What to produce: Copy each line of the material below that includes the string "image".

Supplied material:
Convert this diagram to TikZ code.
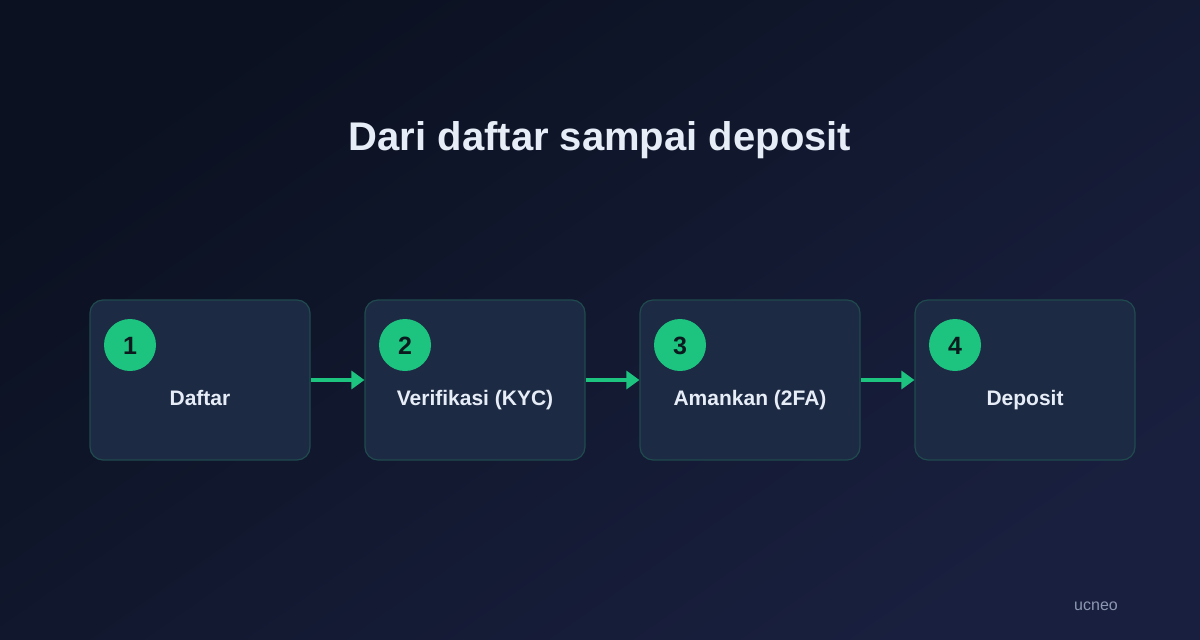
\documentclass[tikz,border=0pt]{standalone}
\usepackage{fontspec}
\setmainfont{Liberation Sans}
\usetikzlibrary{arrows.meta}
\definecolor{bgA}{HTML}{0B1120}
\definecolor{bgB}{HTML}{19203F}
\definecolor{boxfill}{HTML}{1D2A44}
\definecolor{boxline}{HTML}{1F4A4E}
\definecolor{accent}{HTML}{1CC47F}
\definecolor{titlec}{HTML}{E6EDF7}
\definecolor{numc}{HTML}{0B1A1E}
\definecolor{markc}{HTML}{8C98B2}
\begin{document}
\begin{tikzpicture}[x=1pt,y=-1pt,
  stepbox/.style={draw=boxline, line width=1.2pt, fill=boxfill, rounded corners=13pt, minimum width=220pt, minimum height=160pt, inner sep=0pt},
  numdot/.style={circle, fill=accent, minimum size=52pt, inner sep=0pt},
  numtxt/.style={font=\fontsize{25}{28}\selectfont\bfseries, text=numc, anchor=base, inner sep=0pt},
  lbl/.style={font=\fontsize{21}{24}\selectfont\bfseries, text=titlec, anchor=base, inner sep=0pt},
  flow/.style={draw=accent, line width=3.5pt, -{Triangle[length=13pt,width=18pt]}}]
\useasboundingbox (0,0) rectangle (1200,640);
\shade[top color=bgA, bottom color=bgB, shading angle=35] (0,0) rectangle (1200,640);
\node[font=\fontsize{40}{46}\selectfont\bfseries, text=titlec, anchor=base, inner sep=0pt] (title) at (600,150) {Dari daftar sampai deposit};
\foreach \i/\x/\t in {1/90/Daftar, 2/365/Verifikasi (KYC), 3/640/Amankan (2FA), 4/915/Deposit}{
  \node[stepbox] (b\i) at (\x+110,380) {};
  \node[numdot] (n\i) at (\x+40,345) {};
  \node[numtxt] (t\i) at (\x+40,354) {\i};
  \node[lbl] (l\i) at (\x+110,405) {\t};
}
\draw[flow] (b1.east) -- (b2.west);
\draw[flow] (b2.east) -- (b3.west);
\draw[flow] (b3.east) -- (b4.west);
\node[font=\fontsize{16}{19}\selectfont, text=markc, anchor=base, inner sep=0pt] (mark) at (1096,610) {ucneo};
\end{tikzpicture}
\end{document}
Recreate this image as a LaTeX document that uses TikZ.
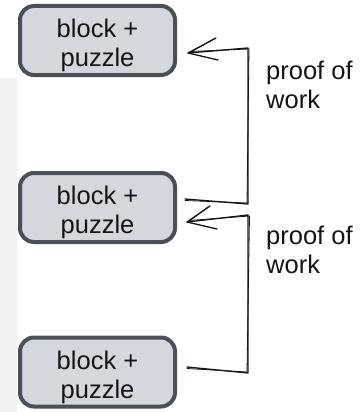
\documentclass[tikz,border=0pt]{standalone}
\usepackage{fontspec}
\setmainfont{Liberation Sans}
\definecolor{boxfill}{RGB}{212,215,222}
\definecolor{boxline}{RGB}{74,79,87}
\definecolor{panel}{RGB}{242,242,242}
\definecolor{ink}{RGB}{20,20,20}
% two-line box caption, set a little below the box centre
\newcommand{\boxcaption}[2]{\raisebox{-6pt}[\height][\depth]{\begin{tabular}{@{}c@{}}#1\\#2\end{tabular}}}
\tikzset{
  blockbox/.style={draw=boxline, fill=boxfill, line width=4pt, rounded corners=14pt,
    minimum width=155pt, minimum height=69pt, inner sep=0pt,
    text=ink, font=\fontsize{25.5}{29}\selectfont},
  lbl/.style={anchor=base west, inner sep=0pt, align=left, text=ink,
    font=\fontsize{25.5}{28.5}\selectfont},
  sketch/.style={draw=ink, line width=1.3pt, line cap=round, line join=round},
  sketchthin/.style={draw=ink, line width=0.8pt, line cap=round, line join=round},
}
\begin{document}
\begin{tikzpicture}[x=1pt, y=-1pt]
  \useasboundingbox (0,0) rectangle (359,412);
  \fill[white] (0,0) rectangle (359,412);
  % side panel
  \fill[panel] (0,78) rectangle (17,412);

  % blocks
  \node[blockbox] (b1) at (97.5,40.5) {\boxcaption{block +}{puzzle}};
  \node[blockbox] (b2) at (97.5,207.5) {\boxcaption{block +}{puzzle}};
  \node[blockbox] (b3) at (97.5,372) {\boxcaption{block +}{puzzle}};

  % connector b2 -> b1
  \coordinate (s1) at ([xshift=8pt,yshift=8.5pt]b2.east);
  \coordinate (t1) at ([xshift=11pt,yshift=-12.5pt]b1.east);
  \coordinate (c1a) at (248,204);
  \coordinate (c1b) at (248,48);
  \coordinate (h1a) at (216,38);
  \coordinate (h1b) at (218,60);
  \draw[sketch] (s1) -- (c1a) -- (c1b) -- (t1);
  \draw[sketchthin] ([yshift=-1.5pt]s1) -- ([xshift=-1pt,yshift=1pt]c1a)
    -- ([xshift=1pt,yshift=-1pt]c1b) -- ([xshift=2pt,yshift=1.5pt]t1);
  \draw[sketch] (h1a) -- (t1) -- (h1b);
  \draw[sketchthin] ([xshift=-2pt,yshift=-1pt]h1a) -- ([xshift=1pt]t1);

  % connector b3 -> b2
  \coordinate (s2) at ([xshift=10pt,yshift=5pt]b3.east);
  \coordinate (t2) at ([xshift=10pt,yshift=-14.5pt]b2.east);
  \coordinate (c2a) at (248,373);
  \coordinate (c2b) at (248,215);
  \coordinate (h2a) at (210,206);
  \coordinate (h2b) at (217,229);
  \draw[sketch] (s2) -- (c2a) -- (c2b) -- (t2);
  \draw[sketchthin] ([yshift=-1.5pt]s2) -- ([xshift=-1pt,yshift=1pt]c2a)
    -- ([xshift=1.5pt,yshift=-1pt]c2b) -- ([xshift=2pt,yshift=1.5pt]t2);
  \draw[sketch] (h2a) -- (t2) -- (h2b);
  \draw[sketchthin] ([xshift=-2pt,yshift=-1pt]h2a) -- ([xshift=1pt]t2);

  % labels
  \node[lbl] (l1) at (266,108) {proof of\\work};
  \node[lbl] (l2) at (266,273) {proof of\\work};
\end{tikzpicture}
\end{document}
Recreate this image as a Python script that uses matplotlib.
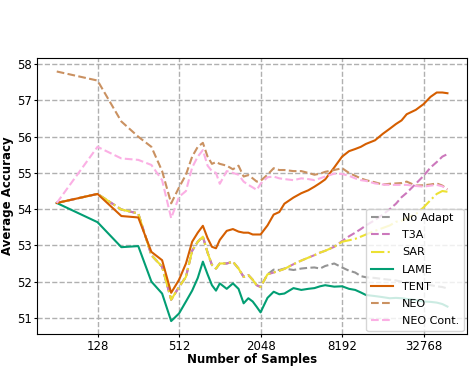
import numpy as np
import matplotlib as mpl
mpl.use('Agg')
import matplotlib.pyplot as plt

samples = [64, 128, 192, 256, 320, 384, 448, 512, 576, 640, 704, 768, 832, 896, 960,
           1024, 1152, 1280, 1408, 1536, 1664, 1792, 1920, 2048, 2304, 2560, 2816, 3072,
           3584, 4096, 4608, 5120, 5632, 6144, 7168, 8192, 9216, 10240, 11264, 12288,
           14336, 16384, 18432, 20480, 22528, 24576, 28672, 32768, 36864, 40960, 45056, 49152]

sar = [54.17, 54.42, 53.99, 53.88, 52.73, 52.41, 51.50, 51.85, 52.13, 52.85, 53.10, 53.24, 52.80, 52.46, 52.36,
       52.50, 52.50, 52.55, 52.36, 52.13, 52.18, 52.05, 51.90, 51.85, 52.20, 52.25, 52.30, 52.35,
       52.48, 52.58, 52.66, 52.73, 52.80, 52.85, 52.96, 53.10, 53.14, 53.18, 53.24, 53.30,
       53.40, 53.48, 53.55, 53.65, 53.68, 53.75, 53.86, 54.05, 54.25, 54.42, 54.50, 54.48]

no_adapt = [54.17, 54.42, 53.99, 53.88, 52.73, 52.41, 51.50, 51.85, 52.13, 52.85, 53.10, 53.24, 52.80, 52.46, 52.36,
            52.50, 52.50, 52.55, 52.36, 52.13, 52.18, 52.05, 51.90, 51.85, 52.20, 52.33, 52.32, 52.36,
            52.32, 52.36, 52.38, 52.39, 52.36, 52.43, 52.50, 52.39, 52.30, 52.25, 52.15, 52.12,
            52.10, 52.07, 52.05, 52.03, 52.00, 51.99, 51.96, 51.93, 51.90, 51.87, 51.85, 51.81]

t3a = [54.17, 54.42, 53.99, 53.88, 52.73, 52.41, 51.50, 51.85, 52.13, 52.85, 53.10, 53.24, 52.80, 52.46, 52.36,
       52.50, 52.50, 52.55, 52.36, 52.13, 52.18, 52.05, 51.90, 51.85, 52.20, 52.25, 52.30, 52.35,
       52.48, 52.58, 52.66, 52.73, 52.80, 52.85, 52.96, 53.12, 53.25, 53.35, 53.45, 53.55,
       53.70, 53.85, 54.00, 54.15, 54.33, 54.45, 54.70, 54.92, 55.15, 55.30, 55.45, 55.52]

lame = [54.17, 53.64, 52.95, 52.98, 52.00, 51.67, 50.91, 51.12, 51.45, 51.75, 52.10, 52.55, 52.20, 51.90, 51.75,
        51.95, 51.80, 51.95, 51.80, 51.40, 51.54, 51.45, 51.30, 51.15, 51.55, 51.72, 51.65, 51.67,
        51.82, 51.77, 51.80, 51.82, 51.87, 51.90, 51.86, 51.87, 51.80, 51.77, 51.70, 51.63,
        51.60, 51.57, 51.54, 51.55, 51.54, 51.52, 51.49, 51.45, 51.44, 51.42, 51.38, 51.31]

tent = [54.17, 54.42, 53.81, 53.77, 52.82, 52.59, 51.69, 52.05, 52.50, 53.10, 53.35, 53.54, 53.20, 52.96, 52.92,
        53.15, 53.40, 53.45, 53.38, 53.35, 53.35, 53.30, 53.30, 53.30, 53.55, 53.85, 53.92, 54.15,
        54.32, 54.44, 54.52, 54.62, 54.72, 54.82, 55.15, 55.45, 55.60, 55.66, 55.72, 55.80,
        55.90, 56.08, 56.22, 56.35, 56.45, 56.62, 56.74, 56.90, 57.10, 57.22, 57.22, 57.20]

neo = [57.80, 57.55, 56.42, 56.00, 55.72, 55.05, 54.16, 54.60, 54.95, 55.45, 55.72, 55.83, 55.45, 55.25, 55.30,
       55.25, 55.20, 55.10, 55.20, 54.90, 54.94, 54.85, 54.76, 54.78, 54.95, 55.13, 55.08, 55.08,
       55.05, 55.05, 55.00, 54.95, 54.98, 55.03, 55.08, 55.13, 55.00, 54.92, 54.85, 54.80,
       54.74, 54.68, 54.70, 54.71, 54.72, 54.76, 54.65, 54.66, 54.68, 54.71, 54.65, 54.55]

neo_cont = [54.17, 55.72, 55.40, 55.36, 55.22, 54.80, 53.75, 54.34, 54.50, 55.15, 55.45, 55.63, 55.20, 55.05, 55.00,
            54.70, 55.05, 55.00, 54.95, 54.76, 54.67, 54.60, 54.53, 54.70, 54.88, 54.90, 54.85, 54.83,
            54.80, 54.85, 54.83, 54.80, 54.85, 54.90, 54.98, 54.97, 54.92, 54.85, 54.80, 54.78,
            54.71, 54.68, 54.67, 54.67, 54.67, 54.67, 54.64, 54.62, 54.65, 54.67, 54.63, 54.55]

xticks = [128, 512, 2048, 8192, 32768]

fig = plt.figure(figsize=(4.77, 3.70), dpi=100)
ax = fig.add_axes([0.078, 0.097, 0.901, 0.746])

ax.plot(samples, no_adapt, color='#949494', ls='--', lw=1.5, label='No Adapt')
ax.plot(samples, t3a, color='#cc78bc', ls='--', lw=1.5, label='T3A')
ax.plot(samples, sar, color='#ece133', ls='-.', lw=1.5, label='SAR')
ax.plot(samples, lame, color='#029e73', ls='-', lw=1.5, label='LAME')
ax.plot(samples, tent, color='#d55e00', ls='-', lw=1.5, label='TENT')
ax.plot(samples, neo, color='#ca9161', ls='--', lw=1.5, label='NEO')
ax.plot(samples, neo_cont, color='#fbafe4', ls='--', lw=1.5, label='NEO Cont.')

ax.set_xscale('log', base=2)
ax.set_xticks(xticks)
ax.set_xticklabels([str(t) for t in xticks])
ax.set_ylim(50.55, 58.17)
ax.grid(True, ls='--', color='#b0b0b0', lw=1)
ax.tick_params(labelsize=8.5, length=2.5, pad=1.5)
ax.set_xlabel('Number of Samples', fontsize=8.5, fontweight='bold', labelpad=0)
ax.set_ylabel('Average Accuracy', fontsize=8.5, fontweight='bold', labelpad=2)
ax.legend(loc='lower right', fontsize=8, labelspacing=0.65, borderaxespad=0.3)

plt.savefig('out.png', dpi=100)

Correct result:
Recreate this image as a LaTeX document that uses TikZ.
Recreate this image as a Python script that uses matplotlib.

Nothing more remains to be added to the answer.